Benchmark Output And Analytics

The default output is in a table format for human readability, but the package supports a range of different output formats with output suitable for analysis with other visualization tools.

Sample default output when running benchmarks: Sample text output for benchmarks

Key Benchmark Workflows Are Supported

Automated Pull Request performance regression checks by comparing the performance metrics of a pull request with the main branch and having the PR workflow check fail if there is a regression according to absolute or relative thresholds specified per benchmark
Automated Pull Request check vs. a pre-recorded absolute baseline p90 threshold (see e.g., Swift Certificates for such a workflow with related Docker files), suitable for e.g., malloc regression tests
Manual comparison of multiple performance baselines for iterative or A/B performance work by an individual developer
Export of benchmark results in several formats for analysis or visualization
Running the Instruments profiler on the benchmark suite executable directly from Xcode

Closing Thoughts

The Swift community, including major public projects like Swift Foundation, SwiftPM, SwiftNIO, and Google Flatbuffers, has recently embraced the Benchmark package to focus on performance optimization.

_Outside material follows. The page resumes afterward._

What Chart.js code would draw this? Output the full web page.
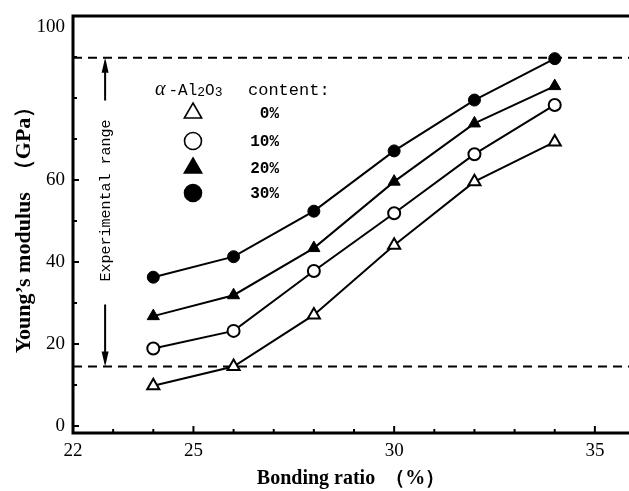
<!DOCTYPE html>
<html>
<head>
<meta charset="utf-8">
<script src="https://cdn.jsdelivr.net/npm/chart.js@4.4.0/dist/chart.umd.min.js"></script>
<style>
  html, body { margin: 0; padding: 0; background: #fff; overflow: hidden; }
  #wrap { width: 629px; height: 491px; }
</style>
</head>
<body>
<div id="wrap"><canvas id="modulusChart"></canvas></div>
<script>
// values
const bondingRatio = [24, 26, 28, 30, 32, 34];
const alumina0 = [9.8, 14.5, 27.1, 44.1, 59.6, 69.3];
const alumina10 = [18.9, 23.2, 37.8, 51.9, 66.3, 78.3];
const alumina20 = [26.8, 31.9, 43.4, 59.6, 73.8, 82.9];
const alumina30 = [36.3, 41.3, 52.4, 67.1, 79.5, 89.6];
const contentLabels = ['0%', '10%', '20%', '30%'];

const rangeUpper = 89.8;
const rangeLower = 14.5;

const xTickValues = [22, 23, 24, 25, 26, 27, 28, 29, 30, 31, 32, 33, 34, 35];
const xTickLabels = [22, 25, 30, 35];
const yTickValues = [0, 10, 20, 30, 40, 50, 60, 70, 80, 90, 100];
const yTickLabels = [0, 20, 40, 60, 100];

const X_MIN = 22, X_MAX = 35.85;
const Y_MIN = -1.7, Y_MAX = 100;

const serif = '"Liberation Serif", "Times New Roman", serif';
const mono = '"Liberation Mono", "DejaVu Sans Mono", monospace';

function series(label, values, style, filled) {
    return {
        label,
        data: bondingRatio.map((x, i) => ({ x, y: values[i] })),
        borderColor: '#000',
        borderWidth: 2,
        pointStyle: style,
        pointRadius: style === 'triangle' ? 7 : 6,
        pointBackgroundColor: filled ? '#000' : '#fff',
        pointBorderColor: '#000',
        pointBorderWidth: filled ? 1 : 2,
        tension: 0,
        clip: false
    };
}

function rangeLine(value) {
    return {
        label: 'range',
        data: [{ x: X_MIN, y: value }, { x: X_MAX, y: value }],
        borderColor: '#000',
        borderWidth: 2,
        borderDash: [9, 6],
        pointRadius: 0,
        tension: 0
    };
}

function drawMark(ctx, style, filled, x, y, r) {
    ctx.save();
    ctx.beginPath();
    if (style === 'triangle') {
        ctx.moveTo(x, y - r);
        ctx.lineTo(x + r * 0.866, y + r * 0.5);
        ctx.lineTo(x - r * 0.866, y + r * 0.5);
        ctx.closePath();
    } else {
        ctx.arc(x, y, r, 0, Math.PI * 2);
    }
    ctx.fillStyle = filled ? '#000' : '#fff';
    ctx.fill();
    ctx.lineWidth = 1.6;
    ctx.strokeStyle = '#000';
    ctx.stroke();
    ctx.restore();
}

const framePlugin = {
    id: 'frame',
    afterDraw(chart) {
        const { ctx, chartArea: a, scales } = chart;
        const xs = scales.x, ys = scales.y;
        ctx.save();
        ctx.strokeStyle = '#000';
        ctx.fillStyle = '#000';

        // axis frame: left, top, bottom (no right edge in the figure)
        ctx.lineWidth = 3;
        ctx.beginPath();
        ctx.moveTo(chart.width, a.top);
        ctx.lineTo(a.left, a.top);
        ctx.lineTo(a.left, a.bottom);
        ctx.lineTo(chart.width, a.bottom);
        ctx.stroke();

        // inward tick marks
        ctx.lineWidth = 2;
        xs.ticks.forEach(t => {
            const px = xs.getPixelForValue(t.value);
            const len = xTickLabels.includes(t.value) ? 7 : 4;
            ctx.beginPath();
            ctx.moveTo(px, a.bottom);
            ctx.lineTo(px, a.bottom - len);
            ctx.stroke();
        });
        ys.ticks.forEach(t => {
            const py = ys.getPixelForValue(t.value);
            const len = yTickLabels.includes(t.value) ? 6 : 4;
            ctx.beginPath();
            ctx.moveTo(a.left, py);
            ctx.lineTo(a.left + len, py);
            ctx.stroke();
        });

        // the "100" label sits just under the top frame line
        ctx.font = '19px ' + serif;
        ctx.textAlign = 'right';
        ctx.textBaseline = 'middle';
        ctx.fillText('100', a.left - 8, a.top + 11);

        // experimental range arrow
        const ax = xs.getPixelForValue(22.8);
        const yTop = ys.getPixelForValue(rangeUpper);
        const yBot = ys.getPixelForValue(rangeLower);
        const yMid = ys.getPixelForValue(55);
        ctx.lineWidth = 2;
        ctx.beginPath();
        ctx.moveTo(ax, yTop + 4);
        ctx.lineTo(ax, yMid - 100);
        ctx.moveTo(ax, yMid + 104);
        ctx.lineTo(ax, yBot - 4);
        ctx.stroke();
        ctx.beginPath();
        ctx.moveTo(ax, yTop);
        ctx.lineTo(ax - 3.5, yTop + 15);
        ctx.lineTo(ax + 3.5, yTop + 15);
        ctx.closePath();
        ctx.moveTo(ax, yBot);
        ctx.lineTo(ax - 3.5, yBot - 15);
        ctx.lineTo(ax + 3.5, yBot - 15);
        ctx.closePath();
        ctx.fill();

        ctx.save();
        ctx.translate(ax + 1, yMid);
        ctx.rotate(-Math.PI / 2);
        ctx.font = '15px ' + mono;
        ctx.textAlign = 'center';
        ctx.textBaseline = 'middle';
        ctx.fillText('Experimental range', 0, 0);
        ctx.restore();

        // legend block
        let x = 155;
        const base = 95;
        ctx.textAlign = 'left';
        ctx.textBaseline = 'alphabetic';
        ctx.font = 'italic 20px ' + serif;
        ctx.fillText('α', x, base);
        x += ctx.measureText('α').width + 3;
        ctx.font = '16px ' + mono;
        ctx.fillText('-Al', x, base);
        x += ctx.measureText('-Al').width;
        ctx.font = '13px ' + mono;
        ctx.fillText('2', x, base + 1);
        x += ctx.measureText('2').width;
        ctx.font = '16px ' + mono;
        ctx.fillText('O', x, base);
        x += ctx.measureText('O').width;
        ctx.font = '13px ' + mono;
        ctx.fillText('3', x, base + 1);
        ctx.font = '17px ' + mono;
        ctx.fillText('content:', 248, base);

        const rows = [113, 141, 168, 193];
        const styles = [['triangle', false], ['circle', false], ['triangle', true], ['circle', true]];
        rows.forEach((ry, i) => {
            const [st, filled] = styles[i];
            drawMark(ctx, st, filled, 193, ry, st === 'triangle' ? 10 : 8.5);
            ctx.font = 'bold 16px ' + mono;
            ctx.textAlign = 'right';
            ctx.textBaseline = 'middle';
            ctx.fillText(contentLabels[i], 279, ry + 1);
            ctx.textAlign = 'left';
            ctx.textBaseline = 'alphabetic';
        });

        ctx.restore();
    }
};

new Chart(document.getElementById('modulusChart'), {
    type: 'line',
    data: {
        datasets: [
            series('30%', alumina30, 'circle', true),
            series('20%', alumina20, 'triangle', true),
            series('10%', alumina10, 'circle', false),
            series('0%', alumina0, 'triangle', false),
            rangeLine(rangeUpper),
            rangeLine(rangeLower)
        ]
    },
    options: {
        responsive: true,
        maintainAspectRatio: false,
        animation: false,
        layout: {
            autoPadding: false,
            padding: { top: 16, right: 0, left: 0, bottom: 0 }
        },
        plugins: {
            legend: { display: false },
            tooltip: { enabled: false }
        },
        scales: {
            x: {
                type: 'linear',
                min: X_MIN,
                max: X_MAX,
                afterBuildTicks: scale => { scale.ticks = xTickValues.map(v => ({ value: v })); },
                afterFit: scale => {
                    scale.height = 58;
                    scale.paddingLeft = 0;
                    scale.paddingRight = 0;
                },
                grid: { display: false, drawTicks: false },
                border: { display: false },
                ticks: {
                    color: '#000',
                    padding: 7,
                    maxRotation: 0,
                    autoSkip: false,
                    font: { family: serif, size: 19 },
                    callback: v => xTickLabels.includes(v) ? String(v) : ''
                },
                title: {
                    display: true,
                    text: 'Bonding ratio  （%）',
                    color: '#000',
                    font: { family: serif, size: 20, weight: 'bold' },
                    padding: { top: 0, bottom: 0 }
                }
            },
            y: {
                type: 'linear',
                min: Y_MIN,
                max: Y_MAX,
                afterBuildTicks: scale => { scale.ticks = yTickValues.map(v => ({ value: v })); },
                afterFit: scale => {
                    scale.width = 73;
                    scale.paddingTop = 0;
                    scale.paddingBottom = 0;
                },
                grid: { display: false, drawTicks: false },
                border: { display: false },
                ticks: {
                    color: '#000',
                    padding: 8,
                    autoSkip: false,
                    font: { family: serif, size: 19 },
                    callback: v => (yTickLabels.includes(v) && v !== 100) ? String(v) : ''
                },
                title: {
                    display: true,
                    text: 'Young’s modulus  （GPa）',
                    color: '#000',
                    font: { family: serif, size: 22, weight: 'bold' },
                    padding: { top: 11, bottom: 0 }
                }
            }
        }
    },
    plugins: [framePlugin]
});
</script>
</body>
</html>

Discover how to leverage this tool for your own Swift applications by exploring the extensive documentation and join the conversation on the Swift forums to share insights and get answers to your questions. Or why not provide a PR to your favourite open source package that lacks performance tests?

Take the first step to improve your software today, by adding its first benchmark to check performance!